DO THIS =>
Reproduce the material below line by line, beginning with its first line and ending with the line that contains "24200, 39700, 53800];"; leave out pictures.

● ● ● ●

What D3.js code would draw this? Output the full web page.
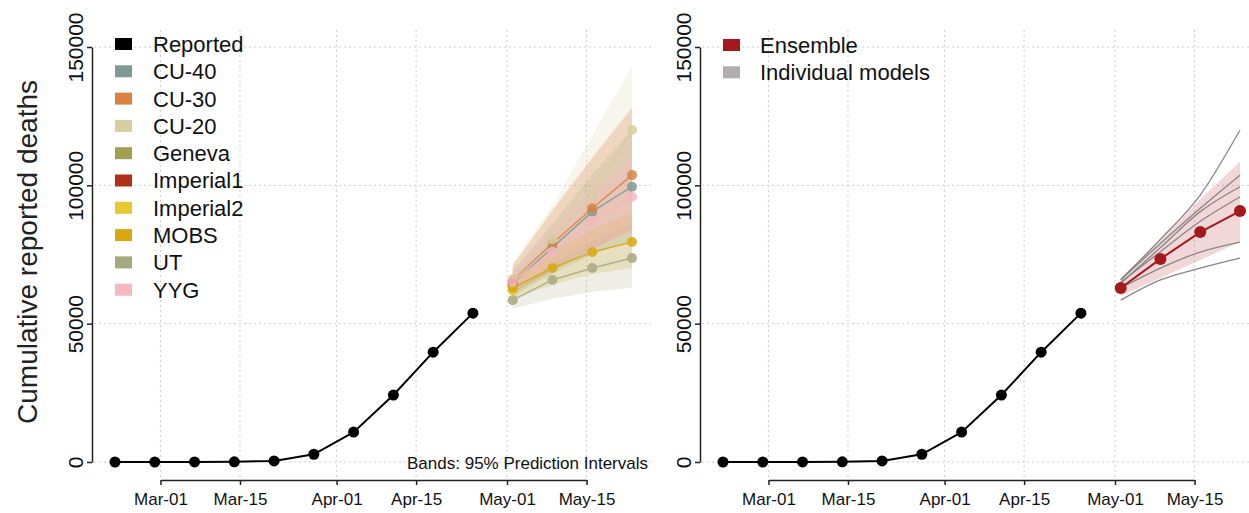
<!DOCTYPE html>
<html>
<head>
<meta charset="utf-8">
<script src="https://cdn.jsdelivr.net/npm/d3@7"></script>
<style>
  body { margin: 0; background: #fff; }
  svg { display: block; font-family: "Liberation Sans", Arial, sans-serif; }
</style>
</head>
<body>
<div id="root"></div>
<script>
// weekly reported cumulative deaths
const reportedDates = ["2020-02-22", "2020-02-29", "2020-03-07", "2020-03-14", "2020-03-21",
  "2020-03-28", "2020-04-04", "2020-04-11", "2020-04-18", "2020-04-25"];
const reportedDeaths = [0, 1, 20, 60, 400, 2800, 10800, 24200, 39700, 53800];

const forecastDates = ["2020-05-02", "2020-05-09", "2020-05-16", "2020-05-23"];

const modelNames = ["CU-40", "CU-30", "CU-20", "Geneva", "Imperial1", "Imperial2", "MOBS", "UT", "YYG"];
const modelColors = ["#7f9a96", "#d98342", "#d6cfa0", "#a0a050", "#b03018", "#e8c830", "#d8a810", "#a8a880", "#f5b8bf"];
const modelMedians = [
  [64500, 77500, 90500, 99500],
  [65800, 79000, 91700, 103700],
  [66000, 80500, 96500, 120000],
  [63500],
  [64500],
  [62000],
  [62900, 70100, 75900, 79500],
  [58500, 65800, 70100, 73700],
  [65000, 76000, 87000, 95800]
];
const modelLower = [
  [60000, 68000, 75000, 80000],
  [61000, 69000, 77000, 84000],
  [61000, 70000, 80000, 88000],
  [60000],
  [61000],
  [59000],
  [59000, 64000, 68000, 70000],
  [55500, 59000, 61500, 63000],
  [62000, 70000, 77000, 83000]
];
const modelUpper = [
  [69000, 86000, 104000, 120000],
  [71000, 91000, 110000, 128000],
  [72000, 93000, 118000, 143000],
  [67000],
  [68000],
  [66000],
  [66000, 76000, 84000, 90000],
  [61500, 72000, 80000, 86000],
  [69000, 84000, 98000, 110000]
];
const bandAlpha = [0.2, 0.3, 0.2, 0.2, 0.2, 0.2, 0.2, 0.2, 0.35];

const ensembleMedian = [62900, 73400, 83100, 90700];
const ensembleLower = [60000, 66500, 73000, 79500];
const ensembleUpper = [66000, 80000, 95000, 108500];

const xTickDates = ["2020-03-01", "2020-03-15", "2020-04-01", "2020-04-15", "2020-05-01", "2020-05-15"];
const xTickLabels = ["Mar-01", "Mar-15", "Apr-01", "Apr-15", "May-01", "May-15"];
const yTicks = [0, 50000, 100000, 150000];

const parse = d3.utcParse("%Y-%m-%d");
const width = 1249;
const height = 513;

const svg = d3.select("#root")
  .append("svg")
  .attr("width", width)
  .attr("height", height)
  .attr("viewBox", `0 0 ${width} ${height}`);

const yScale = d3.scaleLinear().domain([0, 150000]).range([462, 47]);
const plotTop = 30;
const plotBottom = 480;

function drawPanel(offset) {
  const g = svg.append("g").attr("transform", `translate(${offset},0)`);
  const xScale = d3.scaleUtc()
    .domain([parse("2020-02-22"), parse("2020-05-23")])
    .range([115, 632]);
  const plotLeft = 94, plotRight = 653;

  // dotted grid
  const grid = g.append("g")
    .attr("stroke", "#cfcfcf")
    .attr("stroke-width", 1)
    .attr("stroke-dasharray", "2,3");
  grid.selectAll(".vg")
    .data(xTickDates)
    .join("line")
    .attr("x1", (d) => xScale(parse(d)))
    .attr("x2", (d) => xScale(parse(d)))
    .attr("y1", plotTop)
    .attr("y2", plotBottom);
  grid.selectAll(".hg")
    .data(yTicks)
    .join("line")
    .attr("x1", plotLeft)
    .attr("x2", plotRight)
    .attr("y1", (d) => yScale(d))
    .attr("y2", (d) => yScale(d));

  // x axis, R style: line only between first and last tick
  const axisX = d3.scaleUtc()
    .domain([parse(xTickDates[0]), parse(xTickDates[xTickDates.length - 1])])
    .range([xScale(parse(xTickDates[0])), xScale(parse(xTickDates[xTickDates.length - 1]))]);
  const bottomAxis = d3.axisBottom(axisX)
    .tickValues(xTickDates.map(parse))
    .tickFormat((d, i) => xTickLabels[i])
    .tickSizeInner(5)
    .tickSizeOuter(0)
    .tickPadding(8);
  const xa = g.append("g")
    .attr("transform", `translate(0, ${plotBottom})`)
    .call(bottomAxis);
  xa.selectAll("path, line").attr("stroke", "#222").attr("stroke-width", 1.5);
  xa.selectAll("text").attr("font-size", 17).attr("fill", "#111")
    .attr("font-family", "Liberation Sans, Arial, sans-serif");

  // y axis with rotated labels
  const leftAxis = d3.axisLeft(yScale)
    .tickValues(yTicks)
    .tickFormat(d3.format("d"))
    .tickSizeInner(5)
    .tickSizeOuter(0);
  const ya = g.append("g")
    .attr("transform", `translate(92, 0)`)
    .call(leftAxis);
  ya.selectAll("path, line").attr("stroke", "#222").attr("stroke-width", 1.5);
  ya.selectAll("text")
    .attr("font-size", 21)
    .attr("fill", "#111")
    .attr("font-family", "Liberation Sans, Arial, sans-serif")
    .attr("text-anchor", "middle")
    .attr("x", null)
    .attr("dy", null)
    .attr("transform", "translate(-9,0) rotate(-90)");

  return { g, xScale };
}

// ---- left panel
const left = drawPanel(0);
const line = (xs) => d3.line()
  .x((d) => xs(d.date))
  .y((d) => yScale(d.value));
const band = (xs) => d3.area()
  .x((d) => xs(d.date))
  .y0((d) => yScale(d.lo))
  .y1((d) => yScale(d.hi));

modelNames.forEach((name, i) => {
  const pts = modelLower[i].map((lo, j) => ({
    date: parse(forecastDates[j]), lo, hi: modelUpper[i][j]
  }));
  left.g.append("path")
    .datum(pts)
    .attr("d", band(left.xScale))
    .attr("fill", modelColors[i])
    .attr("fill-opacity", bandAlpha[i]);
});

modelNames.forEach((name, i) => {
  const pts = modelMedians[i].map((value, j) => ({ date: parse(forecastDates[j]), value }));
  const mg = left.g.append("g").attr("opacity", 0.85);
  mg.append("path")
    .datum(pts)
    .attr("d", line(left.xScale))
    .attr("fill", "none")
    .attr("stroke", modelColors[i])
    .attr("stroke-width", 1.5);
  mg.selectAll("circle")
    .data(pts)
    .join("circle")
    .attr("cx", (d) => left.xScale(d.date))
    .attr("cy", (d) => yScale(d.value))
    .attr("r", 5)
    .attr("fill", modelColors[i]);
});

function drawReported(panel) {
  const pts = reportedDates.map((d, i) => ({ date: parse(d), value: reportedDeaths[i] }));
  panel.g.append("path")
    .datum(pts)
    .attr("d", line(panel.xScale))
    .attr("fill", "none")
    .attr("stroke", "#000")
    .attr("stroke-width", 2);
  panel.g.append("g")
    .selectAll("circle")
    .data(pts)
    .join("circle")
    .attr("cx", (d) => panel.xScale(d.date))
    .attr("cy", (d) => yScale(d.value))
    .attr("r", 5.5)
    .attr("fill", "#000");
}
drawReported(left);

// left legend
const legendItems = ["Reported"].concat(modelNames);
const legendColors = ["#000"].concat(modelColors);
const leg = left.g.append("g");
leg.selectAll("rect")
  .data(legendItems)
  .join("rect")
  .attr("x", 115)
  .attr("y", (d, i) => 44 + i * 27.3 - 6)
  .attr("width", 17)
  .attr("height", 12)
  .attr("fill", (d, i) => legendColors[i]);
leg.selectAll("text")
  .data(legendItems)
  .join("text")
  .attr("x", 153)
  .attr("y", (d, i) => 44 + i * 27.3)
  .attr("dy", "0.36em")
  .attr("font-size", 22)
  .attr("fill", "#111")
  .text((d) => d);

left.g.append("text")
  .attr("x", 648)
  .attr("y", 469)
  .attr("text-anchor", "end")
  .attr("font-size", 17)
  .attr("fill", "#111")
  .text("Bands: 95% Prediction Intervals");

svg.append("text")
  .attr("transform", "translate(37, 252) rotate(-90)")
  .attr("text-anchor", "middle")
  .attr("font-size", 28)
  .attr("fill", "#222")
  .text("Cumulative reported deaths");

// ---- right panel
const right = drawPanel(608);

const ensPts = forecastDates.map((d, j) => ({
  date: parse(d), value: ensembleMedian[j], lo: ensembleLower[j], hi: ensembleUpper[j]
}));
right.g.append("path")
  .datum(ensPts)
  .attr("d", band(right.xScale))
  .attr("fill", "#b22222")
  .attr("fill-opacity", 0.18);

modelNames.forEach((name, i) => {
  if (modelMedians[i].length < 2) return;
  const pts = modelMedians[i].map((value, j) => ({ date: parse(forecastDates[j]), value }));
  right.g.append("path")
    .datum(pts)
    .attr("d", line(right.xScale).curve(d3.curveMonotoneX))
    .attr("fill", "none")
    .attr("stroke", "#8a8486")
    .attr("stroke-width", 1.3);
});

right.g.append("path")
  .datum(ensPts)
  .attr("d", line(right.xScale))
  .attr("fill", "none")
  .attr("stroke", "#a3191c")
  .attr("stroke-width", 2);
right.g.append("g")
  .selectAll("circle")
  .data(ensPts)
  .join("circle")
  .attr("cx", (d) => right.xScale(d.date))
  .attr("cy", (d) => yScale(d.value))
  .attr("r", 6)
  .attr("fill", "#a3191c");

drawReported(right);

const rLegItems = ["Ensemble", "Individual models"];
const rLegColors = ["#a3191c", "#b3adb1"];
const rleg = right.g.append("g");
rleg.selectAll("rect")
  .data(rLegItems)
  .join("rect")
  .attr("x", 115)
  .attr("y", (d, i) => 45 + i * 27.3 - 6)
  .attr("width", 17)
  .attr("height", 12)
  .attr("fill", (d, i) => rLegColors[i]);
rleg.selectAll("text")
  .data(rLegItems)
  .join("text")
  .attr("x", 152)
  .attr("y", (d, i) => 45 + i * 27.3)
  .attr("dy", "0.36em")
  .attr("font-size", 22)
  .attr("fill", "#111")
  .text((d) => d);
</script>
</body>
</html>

● ● ● ●

SOLUTION TO THIS PROBLEM =>
What D3.js code would draw this? Output the full web page.
<!DOCTYPE html>
<html>
<head>
<meta charset="utf-8">
<script src="https://cdn.jsdelivr.net/npm/d3@7"></script>
<style>
  body { margin: 0; background: #fff; }
  svg { display: block; font-family: "Liberation Sans", Arial, sans-serif; }
</style>
</head>
<body>
<div id="root"></div>
<script>
// weekly reported cumulative deaths
const reportedDates = ["2020-02-22", "2020-02-29", "2020-03-07", "2020-03-14", "2020-03-21",
  "2020-03-28", "2020-04-04", "2020-04-11", "2020-04-18", "2020-04-25"];
const reportedDeaths = [0, 1, 20, 60, 400, 2800, 10800, 24200, 39700, 53800];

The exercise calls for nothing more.